Gordon and Pease point out that a Real-Time Delphi study is applicable for a wide range of possible circumstances under which the consultation of experts is necessary. On the one hand, the authors give the example of a "small group operating synchronously in a conference room with laptop computers connected wirelessly to the web site where the software resides, with anticipated completion of the exercise in say 20 min.". On the other hand, it can be thought of a larger panel of experts operating asynchronously from remote locations within a longer period of time.

The greatest weakness of the real-time approach is that it is missing a wholly integrated, scientifically founded concept. The real-time Delphi idea is still a very new concept, which requires further research and application to become a tool for full-scale operations. Especially the editing of the alpha (i.e. the first) inputs of respondents, the real-time presentation of group results, and the tracking of progress over time should be integrated in a kind of administrator package to make the accomplishment of a Real-Time Delphi less difficult.

==Examples of real-time Delphi applications==

Numerous examples for real-time Delphi applications can be found. Among them, The Millennium Project conducted by Glenn, Gordon, & Florescu in 2009 provides a context for global thinking and improved understanding of global issues, opportunities, challenges, and strategies. The Millennium Project originally used a real-time Delphi platform developed by Gordon and has now shifted to a new generation platform, designed to integrate qualitative and quantitative data, and facilitate robust dialogue minimizing participant fatigue.

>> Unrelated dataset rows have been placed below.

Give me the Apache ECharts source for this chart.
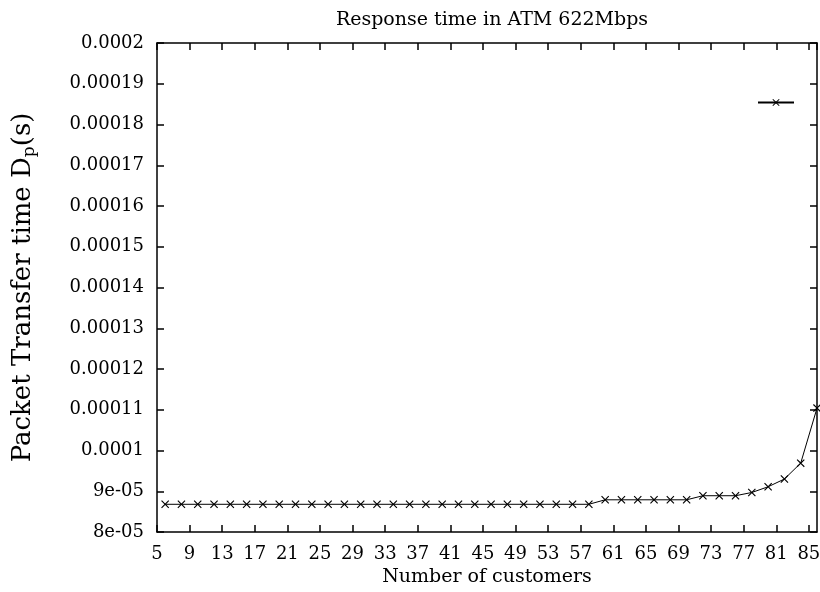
<!DOCTYPE html>
<html>
<head>
<meta charset="utf-8">
<script src="https://cdn.jsdelivr.net/npm/echarts@6/dist/echarts.min.js"></script>
<style>html,body{margin:0;padding:0;background:#fff}#c{width:820px;height:592px}</style>
</head>
<body>
<div id="c"></div>
<script>
const chartTitle = 'Response time in ATM 622Mbps';
const xName = 'Number of customers';
const customers = [6,8,10,12,14,16,18,20,22,24,26,28,30,32,34,36,38,40,42,44,46,48,50,52,54,56,58,60,62,64,66,68,70,72,74,76,78,80,82,84,86];
const responseTimes = [
  8.68e-5,8.68e-5,8.68e-5,8.68e-5,8.68e-5,8.68e-5,8.68e-5,8.68e-5,8.68e-5,8.68e-5,
  8.68e-5,8.68e-5,8.68e-5,8.68e-5,8.68e-5,8.68e-5,8.68e-5,8.68e-5,8.68e-5,8.68e-5,
  8.68e-5,8.68e-5,8.68e-5,8.68e-5,8.68e-5,8.68e-5,8.68e-5,
  8.79e-5,8.79e-5,8.79e-5,8.79e-5,8.79e-5,8.79e-5,
  8.89e-5,8.89e-5,8.89e-5,
  8.97e-5,9.11e-5,9.30e-5,9.69e-5,1.104e-4
];
const yTickLabels = ['8e-05','9e-05','0.0001','0.00011','0.00012','0.00013','0.00014','0.00015','0.00016','0.00017','0.00018','0.00019','0.0002'];
const yMin = 8e-5, yMax = 2e-4, yStep = 1e-5;
const xMin = 5, xMax = 86, xStep = 4;

const font = 'DejaVu Serif';
const crossPath = 'path://M0,1L1,0L5,4L9,0L10,1L6,5L10,9L9,10L5,6L1,10L0,9L4,5Z';

const chart = echarts.init(document.getElementById('c'), null, {renderer: 'canvas'});
const axisLine = {show: true, lineStyle: {color: '#000', width: 1.5}};
const tick = {show: true, inside: true, length: 7, lineStyle: {color: '#000', width: 1.5}};
chart.setOption({
  animation: false,
  backgroundColor: '#fff',
  title: {text: chartTitle, left: 487, top: 6, textAlign: 'center',
    textStyle: {fontFamily: font, fontSize: 19, fontWeight: 'normal', color: '#000'}},
  legend: {left: 752, top: 93, itemWidth: 36, itemHeight: 9, itemGap: 0,
    formatter: () => '', textStyle: {fontSize: 1},
    data: [{name: ' '}]},
  grid: {left: 157, right: 3, top: 43, bottom: 60, containLabel: false, outerBoundsMode: 'none'},
  xAxis: [{
    type: 'value', min: xMin, max: xMax, interval: xStep, position: 'bottom',
    axisLine: axisLine, axisTick: tick, splitLine: {show: false},
    axisLabel: {showMaxLabel: false, margin: 13, color: '#000', fontFamily: font, fontSize: 18},
    name: xName, nameLocation: 'middle', nameGap: 36,
    nameTextStyle: {fontFamily: font, fontSize: 19, color: '#000'}
  }, {
    type: 'value', min: xMin, max: xMax, interval: xStep, position: 'top',
    axisLine: axisLine, axisTick: tick, splitLine: {show: false}, axisLabel: {show: false}
  }],
  yAxis: [{
    type: 'value', min: yMin, max: yMax, interval: yStep, position: 'left',
    axisLine: axisLine, axisTick: tick, splitLine: {show: false},
    axisLabel: {margin: 13, color: '#000', fontFamily: font, fontSize: 18,
      formatter: v => yTickLabels[Math.round((v - yMin) / yStep)] || ''},
    name: '{a|Packet Transfer time D}{b|p}{a|(s)}', nameLocation: 'middle', nameGap: 119, nameRotate: 90,
    nameTextStyle: {rich: {
      a: {fontFamily: font, fontSize: 26, color: '#000'},
      b: {fontFamily: font, fontSize: 17, color: '#000', padding: [13, 0, 0, 0]}
    }}
  }, {
    type: 'value', min: yMin, max: yMax, interval: yStep, position: 'right',
    axisLine: axisLine, axisTick: tick, splitLine: {show: false}, axisLabel: {show: false}
  }],
  series: [{
    name: ' ', type: 'line',
    data: customers.map((c, i) => [c, responseTimes[i]]),
    symbol: crossPath, symbolSize: 8, showAllSymbol: true,
    lineStyle: {color: '#000', width: 1},
    itemStyle: {color: '#000'},
    clip: false
  }]
});
</script>
</body>
</html>
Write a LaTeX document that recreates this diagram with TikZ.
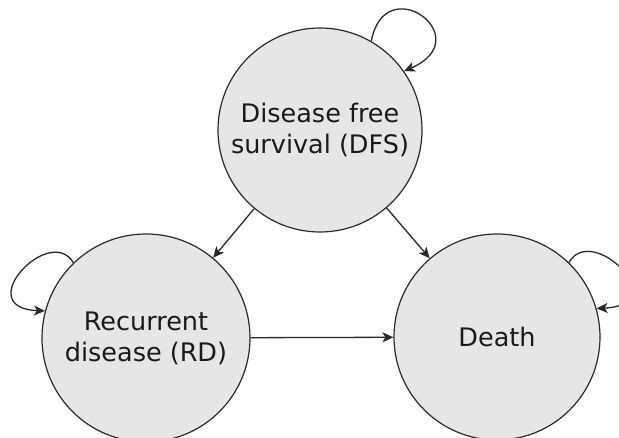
\documentclass[tikz,border=0pt]{standalone}
\usepackage{fontspec}
\setmainfont{DejaVu Sans}
\usetikzlibrary{arrows.meta}
\definecolor{statefill}{HTML}{E6E6E6}
\definecolor{lineclr}{HTML}{2A2A2A}
\definecolor{txtclr}{HTML}{1A1A1A}
\tikzset{
  state/.style={circle, draw=lineclr, line width=1.2pt, fill=statefill, inner sep=0pt,
    align=center, text=txtclr, font=\fontsize{25.5}{31}\selectfont},
  conn/.style={draw=lineclr, line width=1.3pt, -{Stealth[length=11pt,width=10pt,inset=3pt]}}
}
\begin{document}
\begin{tikzpicture}[x=1pt,y=1pt]
\useasboundingbox (0,0) rectangle (619,438);
\clip (0,0) rectangle (619,438);
\fill[white] (0,0) rectangle (619,438);
\node[state, minimum size=204pt] (DFS) at (320,308) {Disease free\\survival (DFS)};
\node[state, minimum size=208pt] (RD) at (146,100) {Recurrent\\disease (RD)};
\node[state, minimum size=206pt] (D) at (497,101) {Death};
\draw[conn] (DFS) -- (RD);
\draw[conn] (DFS) -- (D);
\draw[conn] (RD) -- (D);
\draw[conn] (DFS.60) .. controls (385,470) and (480,400) .. (DFS.35);
\draw[conn] (RD.134) .. controls (50,215) and (-30,130) .. (RD.165);
\draw[conn] (D.46) .. controls (592,216) and (675,133) .. (D.16);
\end{tikzpicture}
\end{document}
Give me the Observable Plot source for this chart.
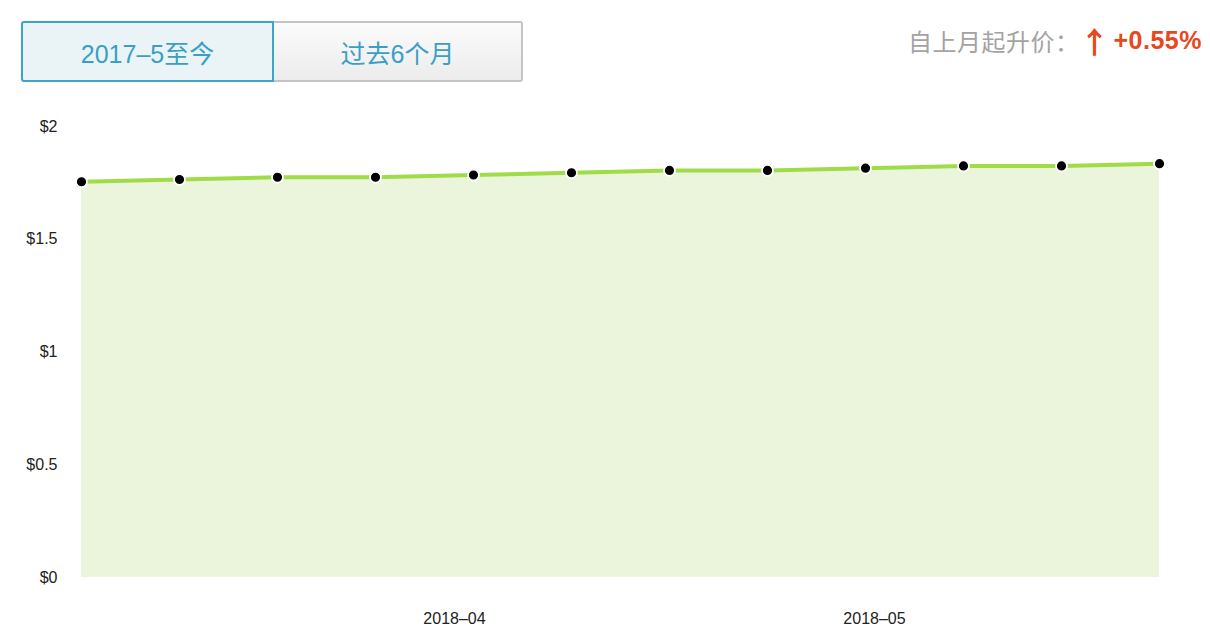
<!DOCTYPE html>
<html>
<head>
<meta charset="utf-8">
<script src="https://cdn.jsdelivr.net/npm/d3@7"></script>
<script src="https://cdn.jsdelivr.net/npm/@observablehq/plot@0.6"></script>
<style>
  html, body { margin: 0; padding: 0; background: #fff; }
  body { width: 1210px; height: 632px; position: relative; overflow: hidden; font-family: "Liberation Sans", Arial, "Noto Sans CJK SC", sans-serif; }
  .btns { position: absolute; left: 21px; top: 21px; display: flex; }
  .btn { box-sizing: border-box; height: 61px; display: flex; align-items: center; justify-content: center; padding-top: 1px;
         font-size: 25px; color: #3a9fc5; font-family: "Liberation Sans", "Noto Sans CJK SC", sans-serif; }
  .btn.active { width: 253px; background: #eaf4f7; border: 2px solid #3aa6c9; border-radius: 3px 0 0 3px; }
  .btn.other { width: 249px; background: linear-gradient(#fbfbfb, #ececec); border: 2px solid #c4c4c4; border-left: none; border-radius: 0 3px 3px 0; }
  .change { position: absolute; right: 8px; top: 20px; height: 40px; display: flex; align-items: center; font-size: 24px; color: #a3a3a3; white-space: nowrap;
            font-family: "Liberation Sans", "Noto Sans CJK SC", sans-serif; }
  .change .lbl { letter-spacing: 0.5px; font-family: "Noto Sans CJK SC", sans-serif; }
  .change .arrow { color: #e8471c; font-size: 30px; font-weight: bold; font-family: "Noto Sans CJK SC", sans-serif; margin: 0 4px 0 0; }
  .change .val { color: #e8471c; font-weight: bold; font-size: 25px; letter-spacing: 0.5px; }
  #chart { position: absolute; left: 0; top: 100px; }
</style>
</head>
<body>
<div class="btns"><div class="btn active">2017–5至今</div><div class="btn other">过去6个月</div></div>
<div class="change"><span class="lbl">自上月起升价：</span><span class="arrow">↑</span><span class="val">+0.55%</span></div>
<div id="chart"></div>
<script>
const dates = ["2018-03-05","2018-03-12","2018-03-19","2018-03-26","2018-04-02","2018-04-09","2018-04-16","2018-04-23","2018-04-30","2018-05-07","2018-05-14","2018-05-21"];
const prices = [1.755,1.765,1.775,1.775,1.785,1.795,1.805,1.805,1.815,1.825,1.825,1.835];
const yTicks = [0, 0.5, 1, 1.5, 2];
const xTickDates = ["2018-04-01","2018-05-01"];

const data = dates.map((d, i) => ({date: new Date(d + "T00:00:00Z"), price: prices[i]}));
const xTicks = xTickDates.map(d => new Date(d + "T00:00:00Z"));

const chart = Plot.plot({
  width: 1210,
  height: 532,
  marginTop: 26,
  marginBottom: 55,
  marginLeft: 81,
  marginRight: 51,
  style: {fontSize: "16px", fontFamily: "Liberation Sans, Arial, sans-serif", color: "#222", background: "transparent"},
  x: {type: "utc", domain: [data[0].date, data[data.length - 1].date]},
  y: {domain: [0, 2]},
  marks: [
    Plot.areaY(data, {x: "date", y: "price", fill: "#ebf5dc"}),
    Plot.lineY(data, {x: "date", y: "price", stroke: "#9fdc48", strokeWidth: 4}),
    Plot.dot(data, {x: "date", y: "price", r: 5.5, fill: "#000", stroke: "#fff", strokeWidth: 1.8}),
    Plot.axisY({ticks: yTicks, tickSize: 0, tickPadding: 24, tickFormat: d => "$" + d, fill: "#222", label: null}),
    Plot.axisX({ticks: xTicks, tickSize: 0, tickPadding: 35, dx: -5, tickFormat: d3.utcFormat("%Y–%m"), fill: "#222", label: null})
  ]
});
document.getElementById("chart").appendChild(chart);
</script>
</body>
</html>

Another stream of projects based on real-time Delphi studies was conducted by the former Institute for Futures Studies and Knowledge Management of EBS University of Business and Law in Germany, among them the T&L2030 Series of five different studies together with PricewaterhouseCoopers: Transportation & Logistics 2030 Series. Further illustrative examples in academic journals include cases from logistics, social business, professional services, retail, and automotive.